Quantum leap: Physicists slash noise in erasure qubits by 1,000x
A team of physicists has made a major step forward in quantum computing by drastically cutting noise in erasure qubits. Their new control schemes slash error rates by factors of up to a thousand, making key operations far more reliable. The breakthrough tackles one of the biggest hurdles in building practical quantum systems.
The research, led by Filippos Dakis, Sophia E. Economou, and Edwin Barnes from Virginia Tech, focuses on improving two critical areas: erasure checks and two-qubit gates. These components are essential for stable quantum computation but have long suffered from high noise levels.
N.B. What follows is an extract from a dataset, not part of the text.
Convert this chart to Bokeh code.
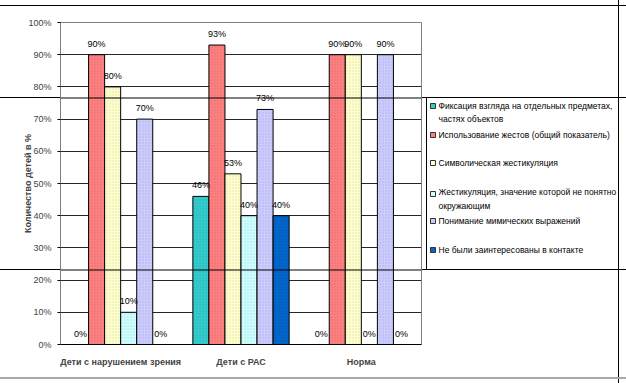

Erasure qubits promise to cut the resources needed for large-scale quantum computers. Yet their performance has been held back by noise from ancillary components used in erasure checks and two-qubit gates. Recent experiments with superconducting processors—like Google's Willow chip—have shown progress, but noise remained a stubborn problem.
The Virginia Tech team developed control schemes based on dynamical decoupling. These methods reduced erasure check errors by a factor of one hundred. For logical two-qubit gates, failure rates dropped by up to a thousand times. The improvements stem from better shielding against dephasing and crosstalk during operations.
A key achievement was creating a high-fidelity ZZ gate, a building block for many quantum algorithms. By combining joint-parity measurement with dynamic correction, the team made the gate far more resistant to noise. The resulting gates also showed less sensitivity to frequency drifts in transmon qubits, easing calibration and speeding up error correction.
Google's Quantum AI lab, MIT, and the University of California have already explored erasure qubits in surface code architectures. These designs use autonomous error correction to lower logical error rates. The new control schemes could further boost their performance, bringing reliable quantum computation closer to reality.
The reduced error rates mean more stable erasure qubits and faster progress in quantum error correction. The team's methods simplify calibration and improve gate fidelity, which could speed up the development of practical quantum processors. With these advances, erasure qubits move closer to fulfilling their potential in large-scale quantum systems.